Gov. Bruce Rauner is expected to sign the measure Thursday afternoon in Chicago.

Once he does, schools will be funded through an evidence-based model that prioritizes funding for schools that are the farthest away from adequacy. The model ensures no schools lose money, eliminates the current system of winning and losing school districts, and offers financial certainty to school districts annually when they embark on crafting their budgets for the upcoming schoolyear.

Although the plan is a big win for area schools, Manar said he was disappointed that Republicans insisted that a private school tax credit program be included before they would vote for it and before Gov. Rauner would sign it.

Republicans inserted a tax credit for people who donate to scholarship programs at private schools that benefit low-income students.

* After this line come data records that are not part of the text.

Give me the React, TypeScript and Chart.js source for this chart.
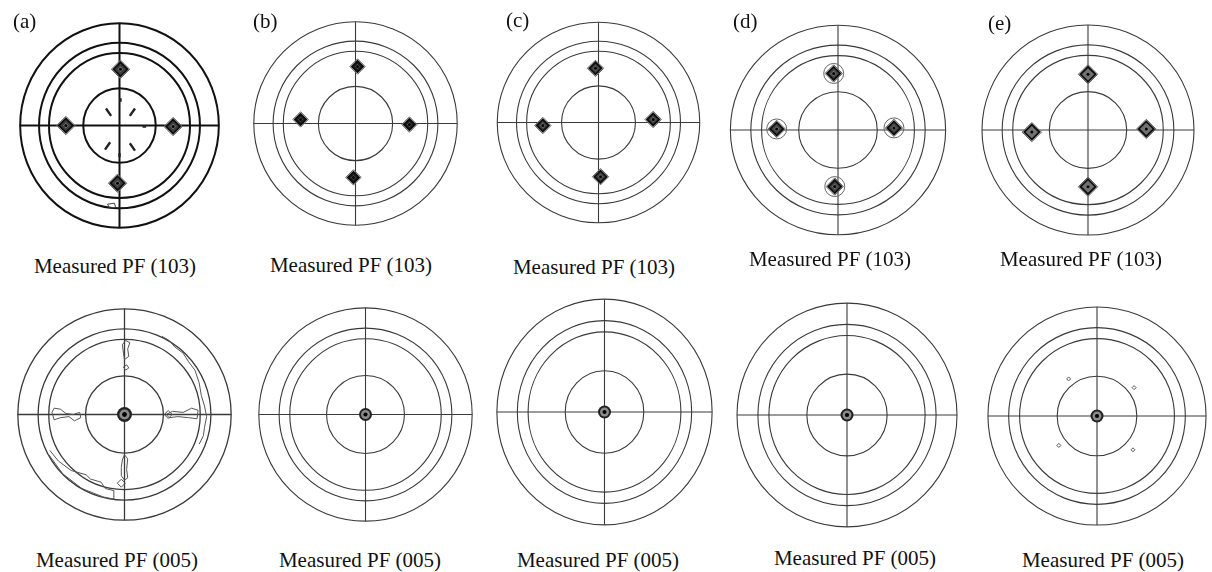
import { useEffect, useRef } from "react";
import { Chart, registerables } from "chart.js";

Chart.register(...registerables);

// Sample labels and captions
const PANEL_LETTERS = ["(a)", "(b)", "(c)", "(d)", "(e)"];
const CAPTION_103 = "Measured PF (103)";
const CAPTION_005 = "Measured PF (005)";

// Reference rings of the stereographic net, as a fraction of the outer radius
const RING_RADII = [1, 0.81, 0.71, 0.365];

// (103) pole maxima for each sample, [x, y] in net units (outer ring = 1)
const POLES_103_A = [[0.01, 0.55], [-0.54, 0.0], [0.54, -0.01], [-0.02, -0.565]];
const POLES_103_B = [[0.02, 0.56], [-0.54, 0.04], [0.53, -0.01], [-0.02, -0.53]];
const POLES_103_C = [[-0.03, 0.54], [-0.55, -0.03], [0.54, 0.03], [0.02, -0.54]];
const POLES_103_D = [[-0.04, 0.54], [-0.57, 0.01], [0.52, 0.02], [-0.03, -0.54]];
const POLES_103_E = [[0.0, 0.53], [-0.53, -0.02], [0.55, 0.01], [0.0, -0.54]];

// (005) maximum sits at the net centre for every sample
const POLE_005 = [[0, 0]];

// Weak (103) intensity streaks inside the inner ring of sample (a): [x, y, angle°]
const STREAKS_103_A = [
  [-0.11, 0.13, 55], [0.13, 0.13, -55], [-0.12, -0.2, -55], [0.13, -0.21, 55],
  [0.01, 0.25, 90], [0.25, -0.01, 0], [0.0, -0.29, 90],
];
// Small stray contour of sample (a), (103)
const CONTOUR_103_A = [[-0.12, -0.77], [-0.05, -0.76], [-0.04, -0.8], [-0.1, -0.81], [-0.12, -0.77]];

// Low-level (005) contours of sample (a)
const CONTOUR_005_A_TOP = [[0.0, 0.52], [0.04, 0.55], [0.03, 0.62], [0.05, 0.68], [0.01, 0.7], [-0.02, 0.66], [-0.01, 0.58], [0.0, 0.52]];
const CONTOUR_005_A_TOP2 = [[0.01, 0.42], [0.04, 0.44], [0.02, 0.47], [-0.01, 0.45], [0.01, 0.42]];
const CONTOUR_005_A_LEFT = [[-0.68, 0.02], [-0.66, 0.06], [-0.6, 0.05], [-0.55, 0.01], [-0.48, 0.0], [-0.42, 0.02], [-0.41, -0.03], [-0.47, -0.06], [-0.52, -0.02], [-0.6, -0.03], [-0.66, -0.05], [-0.68, 0.02]];
const CONTOUR_005_A_RIGHT = [[0.39, 0.0], [0.45, 0.03], [0.55, 0.02], [0.63, 0.06], [0.69, 0.04], [0.68, -0.04], [0.6, -0.03], [0.5, -0.02], [0.42, -0.03], [0.39, 0.0]];
const CONTOUR_005_A_BOTTOM = [[0.0, -0.38], [0.03, -0.42], [0.02, -0.52], [0.03, -0.6], [0.0, -0.62], [-0.03, -0.58], [-0.03, -0.5], [-0.02, -0.43], [0.0, -0.38]];
const CONTOUR_005_A_ARC_R = [[0.35, 0.74], [0.42, 0.7], [0.47, 0.64], [0.55, 0.58], [0.6, 0.5], [0.66, 0.42], [0.7, 0.3], [0.72, 0.18], [0.75, 0.08], [0.77, -0.02], [0.75, -0.12], [0.74, -0.2], [0.7, -0.28]];
const CONTOUR_005_A_ARC_L = [[-0.71, -0.38], [-0.58, -0.56], [-0.4, -0.7], [-0.2, -0.78], [-0.1, -0.8], [-0.1, -0.72], [-0.18, -0.7], [-0.22, -0.64], [-0.32, -0.61], [-0.36, -0.57], [-0.5, -0.53], [-0.62, -0.44], [-0.7, -0.34]];
const SPOTS_005_A = [[0.41, 0.0], [-0.03, -0.65]];
// Faint (005) spots of sample (e)
const SPOTS_005_E = [[-0.26, 0.34], [0.34, 0.26], [-0.35, -0.27], [0.33, -0.31]];

// ---- layout: net centres and radii in page pixels ----
type Frame = { cx: number; cy: number; rx: number; ry: number };
const FRAMES_TOP: Frame[] = [
  { cx: 119, cy: 125, rx: 109, ry: 112 },
  { cx: 355, cy: 123, rx: 110, ry: 110 },
  { cx: 598, cy: 122, rx: 110, ry: 109 },
  { cx: 838, cy: 130, rx: 118, ry: 115 },
  { cx: 1088, cy: 130, rx: 116, ry: 115 },
];
const FRAMES_BOTTOM: Frame[] = [
  { cx: 124, cy: 414, rx: 114, ry: 113 },
  { cx: 365, cy: 414, rx: 113, ry: 113 },
  { cx: 604, cy: 412, rx: 114, ry: 119 },
  { cx: 847, cy: 415, rx: 116, ry: 118 },
  { cx: 1097, cy: 416, rx: 115, ry: 115 },
];
const LETTER_POS = [[13, 21], [253, 21], [506, 20], [733, 21], [988, 23]];
const CAPTION_TOP_POS = [[115, 266], [351, 265], [594, 267], [830, 259], [1081, 259]];
const CAPTION_BOTTOM_POS = [[117, 560], [360, 560], [598, 560], [855, 558], [1103, 560]];

const POLE_SIZE_103 = [7, 5.5, 6, 6.5, 7.5];
const POLE_FILL_103 = ["#3c3c3c", "#1e1e1e", "#404040", "#444", "#707070"];

const SPAN = 1.05;
const SERIF = "'Liberation Serif', 'DejaVu Serif', serif";

const toXY = (pts: number[][]) => pts.map(([x, y]) => ({ x, y }));

const ringPlugin = {
  id: "pfRings",
  beforeDatasetsDraw(chart: any, _args: any, opts: any) {
    const { ctx } = chart;
    const xs = chart.scales.x;
    const ys = chart.scales.y;
    const x0 = xs.getPixelForValue(0);
    const y0 = ys.getPixelForValue(0);
    ctx.save();
    ctx.strokeStyle = opts.color;
    ctx.lineWidth = opts.width;
    for (const r of opts.radii as number[]) {
      const rx = Math.abs(xs.getPixelForValue(r) - x0);
      const ry = Math.abs(ys.getPixelForValue(r) - y0);
      ctx.beginPath();
      ctx.ellipse(x0, y0, rx, ry, 0, 0, Math.PI * 2);
      ctx.stroke();
    }
    ctx.restore();
  },
};

function lineSet(pts: number[][], color: string, width: number) {
  return {
    data: toXY(pts),
    showLine: true,
    pointRadius: 0,
    borderColor: color,
    borderWidth: width,
    tension: 0,
    fill: false,
  };
}

function crossSets(color: string, width: number) {
  return [
    lineSet([[-1, 0], [1, 0]], color, width),
    lineSet([[0, -1], [0, 1]], color, width),
  ];
}

function poleLayers103(pts: number[][], size: number, fill: string) {
  const data = toXY(pts);
  return [
    { data, pointStyle: "rectRot", pointRadius: size + 2.2, pointBackgroundColor: "rgba(150,150,150,0.45)", pointBorderColor: "#666", pointBorderWidth: 1 },
    { data, pointStyle: "rectRot", pointRadius: size, pointBackgroundColor: fill, pointBorderColor: "#0d0d0d", pointBorderWidth: 1.8 },
    { data, pointStyle: "rectRot", pointRadius: size * 0.4, pointBackgroundColor: "#7a7a7a", pointBorderWidth: 0 },
    { data, pointStyle: "circle", pointRadius: 1.5, pointBackgroundColor: "#000", pointBorderWidth: 0 },
  ];
}

function poleLayers005(pts: number[][], size: number) {
  const data = toXY(pts);
  return [
    { data, pointStyle: "circle", pointRadius: size, pointBackgroundColor: "#222", pointBorderWidth: 0 },
    { data, pointStyle: "circle", pointRadius: size * 0.68, pointBackgroundColor: "#8c8c8c", pointBorderWidth: 0 },
    { data, pointStyle: "circle", pointRadius: size * 0.32, pointBackgroundColor: "#000", pointBorderWidth: 0 },
  ];
}

type Panel = { frame: Frame; datasets: any[]; ringColor: string; ringWidth: number };

function buildPanels(): Panel[] {
  const panels: Panel[] = [];
  const poles103 = [POLES_103_A, POLES_103_B, POLES_103_C, POLES_103_D, POLES_103_E];
  poles103.forEach((pts, i) => {
    const heavy = i === 0;
    const color = heavy ? "#111" : "#3a3a3a";
    const width = heavy ? 2 : 1.1;
    const sets: any[] = [...crossSets(color, width)];
    if (i === 0) {
      sets.push(lineSet(CONTOUR_103_A, "#444", 1));
      sets.push({
        data: STREAKS_103_A.map(([x, y]) => ({ x, y })),
        pointStyle: "line",
        pointRadius: STREAKS_103_A.map((_, k) => (k < 4 ? 4.5 : 1.8)),
        rotation: STREAKS_103_A.map((s) => s[2]),
        pointBorderColor: "#222",
        pointBorderWidth: 2.4,
      });
    }
    if (i === 3) {
      sets.push({
        data: toXY(pts),
        pointStyle: "circle",
        pointRadius: 10,
        pointBackgroundColor: "rgba(255,255,255,0)",
        pointBorderColor: "#666",
        pointBorderWidth: 1,
      });
    }
    sets.push(...poleLayers103(pts, POLE_SIZE_103[i], POLE_FILL_103[i]));
    panels.push({ frame: FRAMES_TOP[i], datasets: sets, ringColor: color, ringWidth: width });
  });

  for (let i = 0; i < 5; i++) {
    const color = "#3a3a3a";
    const width = i === 0 ? 1.3 : 1.1;
    const sets: any[] = [...crossSets(color, width)];
    if (i === 0) {
      [CONTOUR_005_A_TOP, CONTOUR_005_A_TOP2, CONTOUR_005_A_LEFT, CONTOUR_005_A_RIGHT,
        CONTOUR_005_A_BOTTOM, CONTOUR_005_A_ARC_R, CONTOUR_005_A_ARC_L].forEach((c) =>
        sets.push(lineSet(c, "#555", 1))
      );
      sets.push({
        data: toXY(SPOTS_005_A),
        pointStyle: "rectRot",
        pointRadius: 4,
        pointBackgroundColor: "rgba(255,255,255,0)",
        pointBorderColor: "#555",
        pointBorderWidth: 1,
      });
    }
    if (i === 4) {
      sets.push({
        data: toXY(SPOTS_005_E),
        pointStyle: "rectRot",
        pointRadius: 2,
        pointBackgroundColor: "rgba(255,255,255,0)",
        pointBorderColor: "#555",
        pointBorderWidth: 1,
      });
    }
    sets.push(...poleLayers005(POLE_005, i === 0 ? 7.5 : 6.5));
    panels.push({ frame: FRAMES_BOTTOM[i], datasets: sets, ringColor: color, ringWidth: width });
  }
  return panels;
}

function PoleFigure({ panel }: { panel: Panel }) {
  const ref = useRef<HTMLCanvasElement>(null);
  const { frame } = panel;
  const w = Math.round(2 * frame.rx * SPAN);
  const h = Math.round(2 * frame.ry * SPAN);

  useEffect(() => {
    if (!ref.current) return;
    const n = panel.datasets.length;
    // first entry is painted first (bottom), so give it the highest order
    const datasets = panel.datasets.map((d, i) => ({ ...d, order: n - i }));
    const chart = new Chart(ref.current, {
      type: "scatter",
      data: { datasets },
      options: {
        animation: false,
        responsive: false,
        events: [],
        layout: { padding: 0 },
        scales: {
          x: { type: "linear", min: -SPAN, max: SPAN, display: false },
          y: { type: "linear", min: -SPAN, max: SPAN, display: false },
        },
        plugins: {
          legend: { display: false },
          tooltip: { enabled: false },
          pfRings: { radii: RING_RADII, color: panel.ringColor, width: panel.ringWidth },
        } as any,
      },
      plugins: [ringPlugin as any],
    });
    return () => chart.destroy();
  }, []);

  return (
    <canvas
      ref={ref}
      width={w}
      height={h}
      style={{
        position: "absolute",
        left: frame.cx - w / 2,
        top: frame.cy - h / 2,
        width: w,
        height: h,
      }}
    />
  );
}

function Label({ text, x, y, center }: { text: string; x: number; y: number; center?: boolean }) {
  return (
    <div
      style={{
        position: "absolute",
        left: x,
        top: y,
        transform: center ? "translate(-50%, -50%)" : "translate(0, -50%)",
        fontFamily: SERIF,
        fontSize: 21,
        lineHeight: "24px",
        color: "#111",
        whiteSpace: "nowrap",
      }}
    >
      {text}
    </div>
  );
}

export default function App() {
  const panels = buildPanels();
  return (
    <div
      style={{
        position: "fixed",
        left: 0,
        top: 0,
        width: 1212,
        height: 572,
        background: "#fff",
        overflow: "hidden",
      }}
    >
      {panels.map((p, i) => (
        <PoleFigure key={i} panel={p} />
      ))}
      {PANEL_LETTERS.map((t, i) => (
        <Label key={"l" + i} text={t} x={LETTER_POS[i][0]} y={LETTER_POS[i][1]} />
      ))}
      {CAPTION_TOP_POS.map(([x, y], i) => (
        <Label key={"t" + i} text={CAPTION_103} x={x} y={y} center />
      ))}
      {CAPTION_BOTTOM_POS.map(([x, y], i) => (
        <Label key={"b" + i} text={CAPTION_005} x={x} y={y} center />
      ))}
    </div>
  );
}
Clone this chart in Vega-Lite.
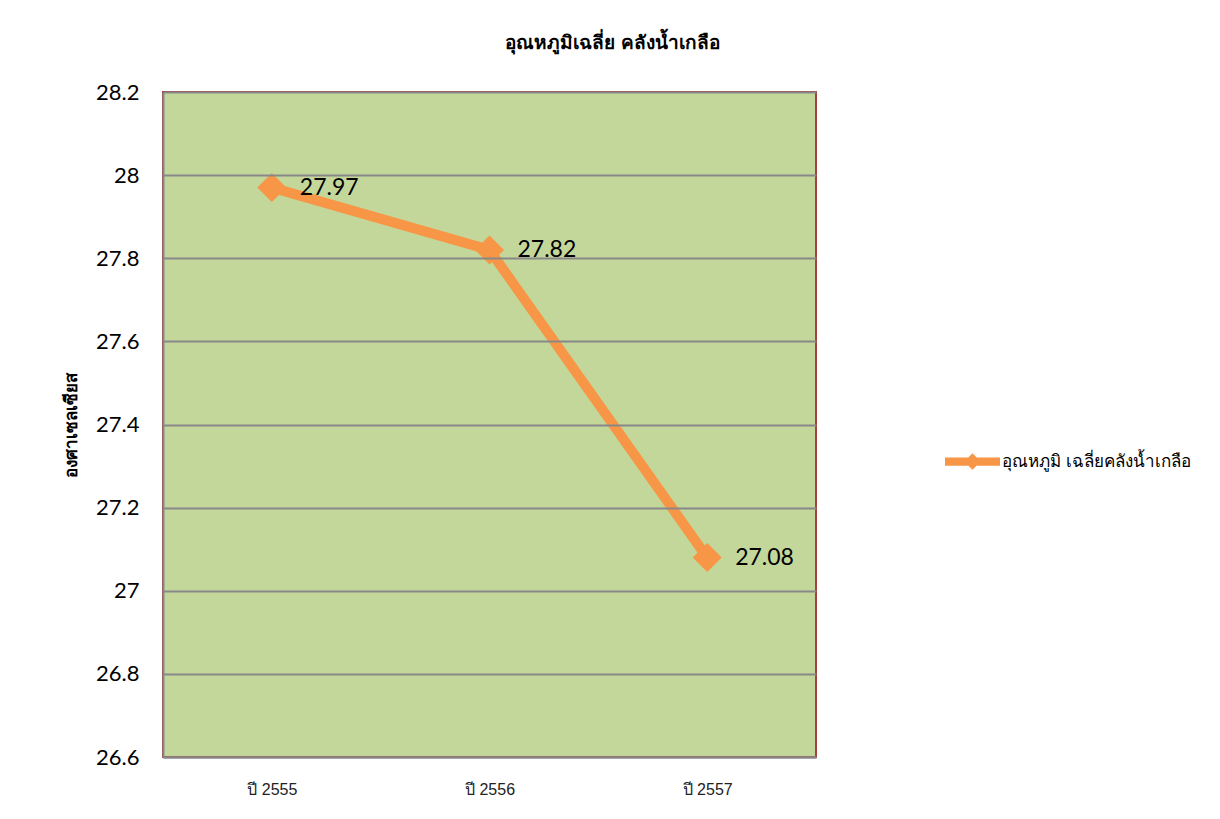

Once that provision was included, Rauner and the Republicans ended their opposition to the comprehensive education overhaul package.

“Personally, I oppose this type of tax credit program for private schools. But it’s the price the governor and Republicans demanded for their votes so that we could finally enact a fair public school funding system,” Manar said. “At the end of the day, this is a substantial improvement for the schools in this area, and that’s why I supported it.”

(Pictured: Senator Andy Manar and Representative Will Davis pose with school superintendents and advocates in the Illinois Capitol rotunda following the Senate's historic vote to overhaul the state's school funding formula and send legislation to the governor's desk on Tuesday, Aug. 29, 2017.)